-- Start --
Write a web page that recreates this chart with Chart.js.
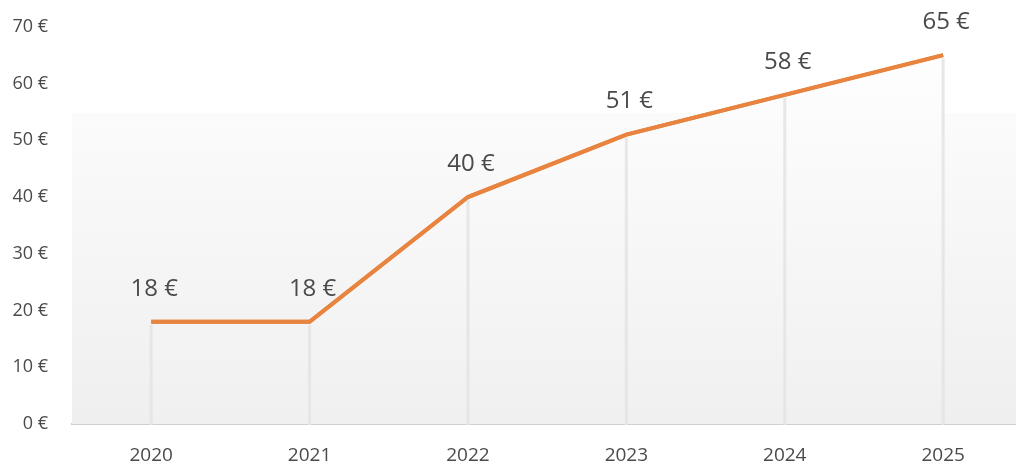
<!DOCTYPE html>
<html>
<head>
<meta charset="utf-8">
<script src="https://cdn.jsdelivr.net/npm/chart.js@4/dist/chart.umd.min.js"></script>
<style>
    html, body { margin: 0; padding: 0; background: #ffffff; }
    #wrap { width: 1016px; height: 464px; position: relative; }
</style>
</head>
<body>
<div id="wrap"><canvas id="priceChart"></canvas></div>
<script>
// Price per year
const years = [2020, 2021, 2022, 2023, 2024, 2025];
const prices = [18, 18, 40, 51, 58, 65];
const yTicks = [0, 10, 20, 30, 40, 50, 60, 70];

const FONT = '"Open Sans", "Noto Sans", sans-serif';
const TEXT = '#4a4a4a';

// Soft grey band behind the lower part of the plot
const backdrop = {
    id: 'backdrop',
    beforeDatasetsDraw(chart) {
        const { ctx, chartArea } = chart;
        const top = 113;
        const g = ctx.createLinearGradient(0, top, 0, chartArea.bottom);
        g.addColorStop(0, '#fbfbfb');
        g.addColorStop(1, '#efefef');
        ctx.save();
        ctx.fillStyle = g;
        ctx.fillRect(chartArea.left, top, chart.width - chartArea.left, chartArea.bottom - top);
        ctx.restore();
    }
};

// Vertical drop lines from each point down to the axis
const dropLines = {
    id: 'dropLines',
    afterDatasetsDraw(chart) {
        const { ctx, scales } = chart;
        ctx.save();
        years.forEach((yr, i) => {
            const x = scales.x.getPixelForValue(yr);
            const y = scales.y.getPixelForValue(prices[i]);
            ctx.strokeStyle = 'rgba(228,228,228,0.9)';
            ctx.lineWidth = 3;
            ctx.beginPath();
            ctx.moveTo(x, y + 3);
            ctx.lineTo(x, scales.y.getPixelForValue(0) + 1);
            ctx.stroke();
        });
        // redraw the line on top of the drop lines
        const meta = chart.getDatasetMeta(0);
        meta.dataset.draw(ctx, chart.chartArea);
        ctx.restore();
    }
};

// Value labels above the points
const valueLabels = {
    id: 'valueLabels',
    afterDraw(chart) {
        const { ctx, scales } = chart;
        ctx.save();
        ctx.font = '24px ' + FONT;
        ctx.fillStyle = TEXT;
        ctx.textAlign = 'center';
        ctx.textBaseline = 'middle';
        years.forEach((yr, i) => {
            const x = scales.x.getPixelForValue(yr) + 3;
            const y = scales.y.getPixelForValue(prices[i]) - 33;
            ctx.fillText(prices[i] + ' €', x, y);
        });
        ctx.restore();
    }
};

const ctx = document.getElementById('priceChart').getContext('2d');
const priceChart = new Chart(ctx, {
    type: 'line',
    data: {
        datasets: [{
            data: years.map((yr, i) => ({ x: yr, y: prices[i] })),
            borderColor: '#e8843f',
            borderWidth: 4,
            pointRadius: 0,
            tension: 0,
            fill: 'origin',
            backgroundColor: function(context) {
                const area = context.chart.chartArea;
                if (!area) return '#f3f3f3';
                const g = context.chart.ctx.createLinearGradient(0, area.top, 0, area.bottom);
                g.addColorStop(0, '#ffffff');
                g.addColorStop(1, '#f0f0f0');
                return g;
            }
        }]
    },
    options: {
        responsive: true,
        maintainAspectRatio: false,
        animation: false,
        layout: {
            padding: { top: 24, right: 0, left: 0, bottom: 0 }
        },
        plugins: {
            legend: { display: false },
            tooltip: { enabled: false }
        },
        scales: {
            x: {
                type: 'linear',
                min: 2019.5,
                max: 2025.46,
                afterBuildTicks(axis) {
                    axis.ticks = years.map(v => ({ value: v }));
                },
                afterFit(axis) {
                    axis.height = 40;
                },
                grid: { display: false },
                border: { display: true, color: '#d0d0d0', width: 2 },
                ticks: {
                    padding: 12,
                    color: TEXT,
                    font: { family: FONT, size: 19 },
                    callback: v => String(v)
                }
            },
            y: {
                min: 0,
                max: 70,
                afterBuildTicks(axis) {
                    axis.ticks = yTicks.map(v => ({ value: v }));
                },
                afterFit(axis) {
                    axis.width = 72;
                },
                grid: { display: false },
                border: { display: false },
                ticks: {
                    padding: 16,
                    color: TEXT,
                    font: { family: FONT, size: 18 },
                    callback: v => v + ' €'
                }
            }
        }
    },
    plugins: [backdrop, dropLines, valueLabels]
});
</script>
</body>
</html>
-- End --
Exclude the images and reproduce the remaining data exactly.

Write a web page that recreates this chart with Chart.js.
<!DOCTYPE html>
<html>
<head>
<meta charset="utf-8">
<script src="https://cdn.jsdelivr.net/npm/chart.js@4/dist/chart.umd.min.js"></script>
<style>
    html, body { margin: 0; padding: 0; background: #ffffff; }
    #wrap { width: 1016px; height: 464px; position: relative; }
</style>
</head>
<body>
<div id="wrap"><canvas id="priceChart"></canvas></div>
<script>
// Price per year
const years = [2020, 2021, 2022, 2023, 2024, 2025];
const prices = [18, 18, 40, 51, 58, 65];
const yTicks = [0, 10, 20, 30, 40, 50, 60, 70];

const FONT = '"Open Sans", "Noto Sans", sans-serif';
const TEXT = '#4a4a4a';

// Soft grey band behind the lower part of the plot
const backdrop = {
    id: 'backdrop',
    beforeDatasetsDraw(chart) {
        const { ctx, chartArea } = chart;
        const top = 113;
        const g = ctx.createLinearGradient(0, top, 0, chartArea.bottom);
        g.addColorStop(0, '#fbfbfb');
        g.addColorStop(1, '#efefef');
        ctx.save();
        ctx.fillStyle = g;
        ctx.fillRect(chartArea.left, top, chart.width - chartArea.left, chartArea.bottom - top);
        ctx.restore();
    }
};

// Vertical drop lines from each point down to the axis
const dropLines = {
    id: 'dropLines',
    afterDatasetsDraw(chart) {
        const { ctx, scales } = chart;
        ctx.save();
        years.forEach((yr, i) => {
            const x = scales.x.getPixelForValue(yr);
            const y = scales.y.getPixelForValue(prices[i]);
            ctx.strokeStyle = 'rgba(228,228,228,0.9)';
            ctx.lineWidth = 3;
            ctx.beginPath();
            ctx.moveTo(x, y + 3);
            ctx.lineTo(x, scales.y.getPixelForValue(0) + 1);
            ctx.stroke();
        });
        // redraw the line on top of the drop lines
        const meta = chart.getDatasetMeta(0);
        meta.dataset.draw(ctx, chart.chartArea);
        ctx.restore();
    }
};

// Value labels above the points
const valueLabels = {
    id: 'valueLabels',
    afterDraw(chart) {
        const { ctx, scales } = chart;
        ctx.save();
        ctx.font = '24px ' + FONT;
        ctx.fillStyle = TEXT;
        ctx.textAlign = 'center';
        ctx.textBaseline = 'middle';
        years.forEach((yr, i) => {
            const x = scales.x.getPixelForValue(yr) + 3;
            const y = scales.y.getPixelForValue(prices[i]) - 33;
            ctx.fillText(prices[i] + ' €', x, y);
        });
        ctx.restore();
    }
};

const ctx = document.getElementById('priceChart').getContext('2d');
const priceChart = new Chart(ctx, {
    type: 'line',
    data: {
        datasets: [{
            data: years.map((yr, i) => ({ x: yr, y: prices[i] })),
            borderColor: '#e8843f',
            borderWidth: 4,
            pointRadius: 0,
            tension: 0,
            fill: 'origin',
            backgroundColor: function(context) {
                const area = context.chart.chartArea;
                if (!area) return '#f3f3f3';
                const g = context.chart.ctx.createLinearGradient(0, area.top, 0, area.bottom);
                g.addColorStop(0, '#ffffff');
                g.addColorStop(1, '#f0f0f0');
                return g;
            }
        }]
    },
    options: {
        responsive: true,
        maintainAspectRatio: false,
        animation: false,
        layout: {
            padding: { top: 24, right: 0, left: 0, bottom: 0 }
        },
        plugins: {
            legend: { display: false },
            tooltip: { enabled: false }
        },
        scales: {
            x: {
                type: 'linear',
                min: 2019.5,
                max: 2025.46,
                afterBuildTicks(axis) {
                    axis.ticks = years.map(v => ({ value: v }));
                },
                afterFit(axis) {
                    axis.height = 40;
                },
                grid: { display: false },
                border: { display: true, color: '#d0d0d0', width: 2 },
                ticks: {
                    padding: 12,
                    color: TEXT,
                    font: { family: FONT, size: 19 },
                    callback: v => String(v)
                }
            },
            y: {
                min: 0,
                max: 70,
                afterBuildTicks(axis) {
                    axis.ticks = yTicks.map(v => ({ value: v }));
                },
                afterFit(axis) {
                    axis.width = 72;
                },
                grid: { display: false },
                border: { display: false },
                ticks: {
                    padding: 16,
                    color: TEXT,
                    font: { family: FONT, size: 18 },
                    callback: v => v + ' €'
                }
            }
        }
    },
    plugins: [backdrop, dropLines, valueLabels]
});
</script>
</body>
</html>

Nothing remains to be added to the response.